Code that draws figures:
###

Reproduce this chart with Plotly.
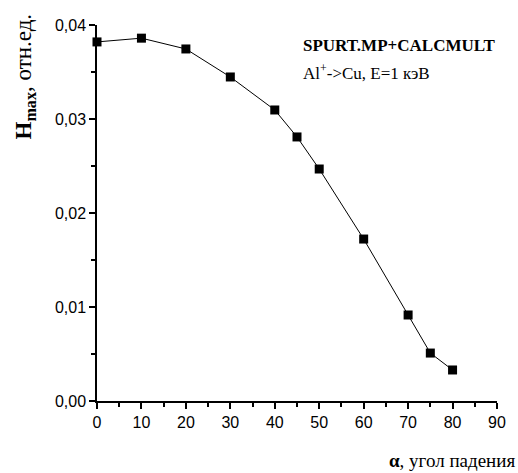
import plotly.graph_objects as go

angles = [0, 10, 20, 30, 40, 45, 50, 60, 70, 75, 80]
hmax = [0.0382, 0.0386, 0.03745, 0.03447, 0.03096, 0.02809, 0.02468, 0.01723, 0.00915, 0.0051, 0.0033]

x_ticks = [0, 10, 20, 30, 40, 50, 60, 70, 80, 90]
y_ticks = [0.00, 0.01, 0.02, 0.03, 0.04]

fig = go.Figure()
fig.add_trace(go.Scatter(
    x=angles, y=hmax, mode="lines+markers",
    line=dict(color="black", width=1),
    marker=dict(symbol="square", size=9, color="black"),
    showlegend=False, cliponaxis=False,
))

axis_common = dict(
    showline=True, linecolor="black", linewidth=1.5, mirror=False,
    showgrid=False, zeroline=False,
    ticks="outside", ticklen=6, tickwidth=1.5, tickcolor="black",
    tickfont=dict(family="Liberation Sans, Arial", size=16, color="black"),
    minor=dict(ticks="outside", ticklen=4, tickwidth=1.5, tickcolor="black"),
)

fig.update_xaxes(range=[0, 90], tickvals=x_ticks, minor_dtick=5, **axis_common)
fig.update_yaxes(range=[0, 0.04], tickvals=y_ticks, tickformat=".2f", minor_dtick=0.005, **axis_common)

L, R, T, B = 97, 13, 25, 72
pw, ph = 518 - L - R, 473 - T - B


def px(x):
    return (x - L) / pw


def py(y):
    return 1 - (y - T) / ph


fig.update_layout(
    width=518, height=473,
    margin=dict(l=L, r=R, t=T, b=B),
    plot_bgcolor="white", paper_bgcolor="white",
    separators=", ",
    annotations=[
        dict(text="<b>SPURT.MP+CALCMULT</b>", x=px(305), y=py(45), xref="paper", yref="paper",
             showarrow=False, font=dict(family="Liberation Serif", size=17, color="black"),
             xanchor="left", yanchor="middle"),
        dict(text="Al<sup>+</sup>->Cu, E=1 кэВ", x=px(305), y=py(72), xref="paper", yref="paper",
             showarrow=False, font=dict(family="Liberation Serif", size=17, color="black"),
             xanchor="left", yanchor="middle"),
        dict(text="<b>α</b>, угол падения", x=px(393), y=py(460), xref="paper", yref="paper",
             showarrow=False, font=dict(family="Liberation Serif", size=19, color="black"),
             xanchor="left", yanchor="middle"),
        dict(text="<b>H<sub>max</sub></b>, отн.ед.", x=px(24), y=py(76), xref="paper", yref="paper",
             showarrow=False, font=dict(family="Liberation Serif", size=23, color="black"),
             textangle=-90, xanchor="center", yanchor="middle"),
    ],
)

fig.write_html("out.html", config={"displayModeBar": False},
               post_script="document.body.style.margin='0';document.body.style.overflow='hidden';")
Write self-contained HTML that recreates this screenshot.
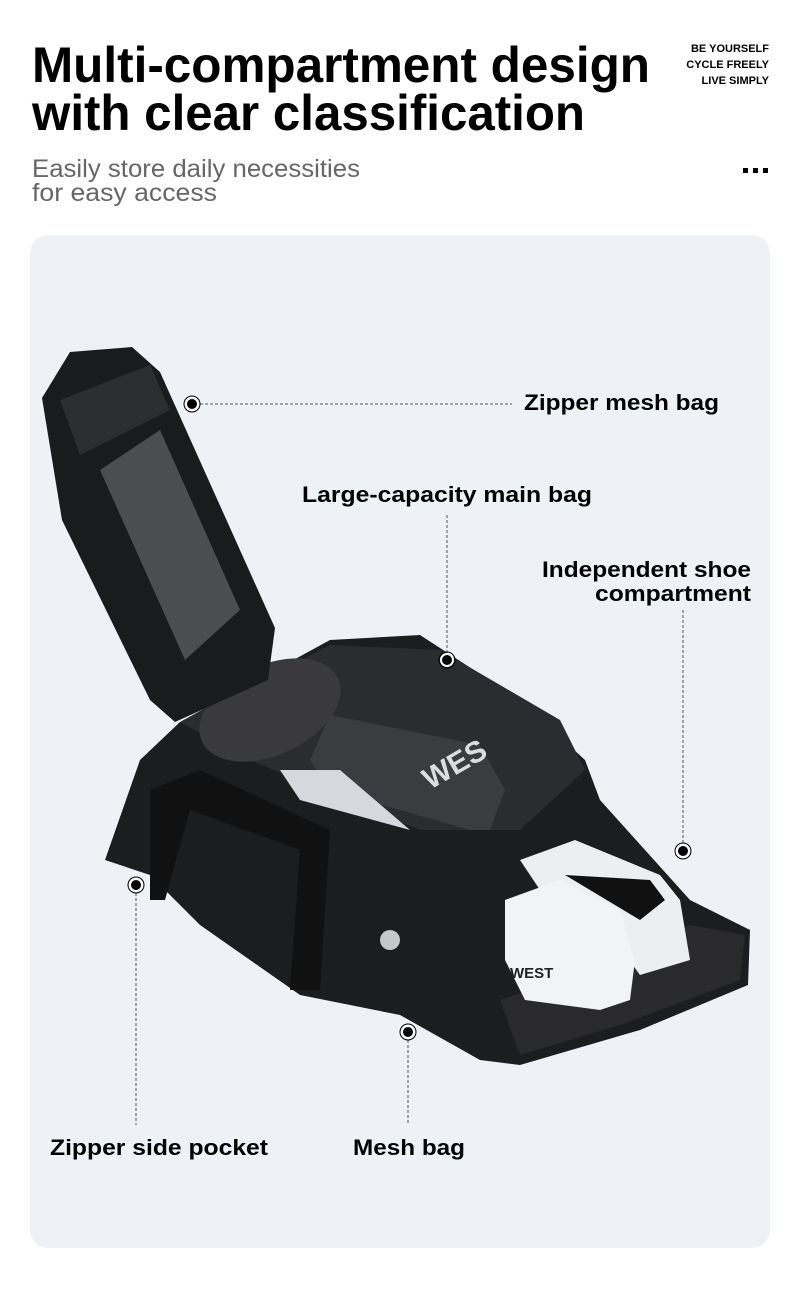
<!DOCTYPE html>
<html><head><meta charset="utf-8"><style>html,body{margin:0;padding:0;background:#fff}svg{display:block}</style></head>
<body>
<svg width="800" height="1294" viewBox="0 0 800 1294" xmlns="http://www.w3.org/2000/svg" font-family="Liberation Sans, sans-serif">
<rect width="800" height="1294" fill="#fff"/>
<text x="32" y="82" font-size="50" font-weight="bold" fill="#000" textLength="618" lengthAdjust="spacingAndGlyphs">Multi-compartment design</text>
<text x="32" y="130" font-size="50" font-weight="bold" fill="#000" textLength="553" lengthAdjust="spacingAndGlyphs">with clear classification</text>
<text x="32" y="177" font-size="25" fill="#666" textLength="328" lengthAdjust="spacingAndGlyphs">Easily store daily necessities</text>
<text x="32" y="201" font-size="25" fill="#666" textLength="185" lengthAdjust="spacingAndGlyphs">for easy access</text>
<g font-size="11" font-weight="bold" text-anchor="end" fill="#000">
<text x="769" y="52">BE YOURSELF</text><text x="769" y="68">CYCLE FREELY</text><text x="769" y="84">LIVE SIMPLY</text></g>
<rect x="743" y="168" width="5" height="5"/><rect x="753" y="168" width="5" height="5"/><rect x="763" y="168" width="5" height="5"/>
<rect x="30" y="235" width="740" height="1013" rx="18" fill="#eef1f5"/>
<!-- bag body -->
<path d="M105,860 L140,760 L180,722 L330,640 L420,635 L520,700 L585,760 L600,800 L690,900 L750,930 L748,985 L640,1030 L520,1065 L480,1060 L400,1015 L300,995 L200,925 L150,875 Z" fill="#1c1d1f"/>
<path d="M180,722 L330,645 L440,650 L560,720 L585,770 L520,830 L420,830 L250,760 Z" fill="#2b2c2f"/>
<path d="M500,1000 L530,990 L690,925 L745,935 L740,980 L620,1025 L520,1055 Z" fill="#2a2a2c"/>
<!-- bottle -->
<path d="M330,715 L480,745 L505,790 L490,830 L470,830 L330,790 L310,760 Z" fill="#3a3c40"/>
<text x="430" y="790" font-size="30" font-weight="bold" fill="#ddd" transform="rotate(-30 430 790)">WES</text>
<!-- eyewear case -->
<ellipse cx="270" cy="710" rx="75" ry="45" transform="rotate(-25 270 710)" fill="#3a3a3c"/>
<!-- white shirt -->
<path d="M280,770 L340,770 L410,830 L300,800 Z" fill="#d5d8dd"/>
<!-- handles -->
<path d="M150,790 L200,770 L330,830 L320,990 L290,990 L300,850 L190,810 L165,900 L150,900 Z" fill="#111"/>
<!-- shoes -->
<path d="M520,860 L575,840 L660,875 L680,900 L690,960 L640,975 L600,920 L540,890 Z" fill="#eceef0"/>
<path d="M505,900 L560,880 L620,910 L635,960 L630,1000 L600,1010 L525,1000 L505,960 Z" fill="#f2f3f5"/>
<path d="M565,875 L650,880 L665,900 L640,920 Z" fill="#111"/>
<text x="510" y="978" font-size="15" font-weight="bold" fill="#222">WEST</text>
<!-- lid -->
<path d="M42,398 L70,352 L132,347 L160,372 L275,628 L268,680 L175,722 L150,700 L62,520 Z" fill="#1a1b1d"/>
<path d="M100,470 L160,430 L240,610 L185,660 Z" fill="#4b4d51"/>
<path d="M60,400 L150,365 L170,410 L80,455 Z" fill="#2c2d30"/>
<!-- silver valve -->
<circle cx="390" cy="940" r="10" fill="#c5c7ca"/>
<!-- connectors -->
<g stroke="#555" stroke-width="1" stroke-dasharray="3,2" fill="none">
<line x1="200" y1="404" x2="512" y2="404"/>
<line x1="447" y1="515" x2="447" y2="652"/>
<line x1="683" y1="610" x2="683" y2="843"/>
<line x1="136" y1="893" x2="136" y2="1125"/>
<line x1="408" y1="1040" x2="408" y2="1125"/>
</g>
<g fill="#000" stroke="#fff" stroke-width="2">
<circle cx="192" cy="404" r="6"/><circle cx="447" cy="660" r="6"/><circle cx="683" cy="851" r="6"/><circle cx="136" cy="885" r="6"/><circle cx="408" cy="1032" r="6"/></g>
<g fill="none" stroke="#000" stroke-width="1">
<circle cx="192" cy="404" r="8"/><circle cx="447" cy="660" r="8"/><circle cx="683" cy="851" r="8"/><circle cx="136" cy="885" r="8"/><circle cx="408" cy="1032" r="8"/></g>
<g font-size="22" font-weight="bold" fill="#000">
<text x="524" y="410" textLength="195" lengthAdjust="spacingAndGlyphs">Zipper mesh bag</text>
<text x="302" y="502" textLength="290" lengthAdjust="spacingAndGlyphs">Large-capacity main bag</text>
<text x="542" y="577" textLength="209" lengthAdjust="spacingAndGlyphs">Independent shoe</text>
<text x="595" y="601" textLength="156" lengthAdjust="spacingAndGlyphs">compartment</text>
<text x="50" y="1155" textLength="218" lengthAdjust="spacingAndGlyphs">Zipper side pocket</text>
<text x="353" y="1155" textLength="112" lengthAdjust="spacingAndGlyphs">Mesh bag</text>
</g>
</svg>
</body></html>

###

AIM: Leave the pictures out and please restate exactly the lines running from the start of the material through the one with "return 1 - (y - T) / ph".

RESPONSE TO THIS TASK:
Reproduce this chart with Plotly.
import plotly.graph_objects as go

angles = [0, 10, 20, 30, 40, 45, 50, 60, 70, 75, 80]
hmax = [0.0382, 0.0386, 0.03745, 0.03447, 0.03096, 0.02809, 0.02468, 0.01723, 0.00915, 0.0051, 0.0033]

x_ticks = [0, 10, 20, 30, 40, 50, 60, 70, 80, 90]
y_ticks = [0.00, 0.01, 0.02, 0.03, 0.04]

fig = go.Figure()
fig.add_trace(go.Scatter(
    x=angles, y=hmax, mode="lines+markers",
    line=dict(color="black", width=1),
    marker=dict(symbol="square", size=9, color="black"),
    showlegend=False, cliponaxis=False,
))

axis_common = dict(
    showline=True, linecolor="black", linewidth=1.5, mirror=False,
    showgrid=False, zeroline=False,
    ticks="outside", ticklen=6, tickwidth=1.5, tickcolor="black",
    tickfont=dict(family="Liberation Sans, Arial", size=16, color="black"),
    minor=dict(ticks="outside", ticklen=4, tickwidth=1.5, tickcolor="black"),
)

fig.update_xaxes(range=[0, 90], tickvals=x_ticks, minor_dtick=5, **axis_common)
fig.update_yaxes(range=[0, 0.04], tickvals=y_ticks, tickformat=".2f", minor_dtick=0.005, **axis_common)

L, R, T, B = 97, 13, 25, 72
pw, ph = 518 - L - R, 473 - T - B


def px(x):
    return (x - L) / pw


def py(y):
    return 1 - (y - T) / ph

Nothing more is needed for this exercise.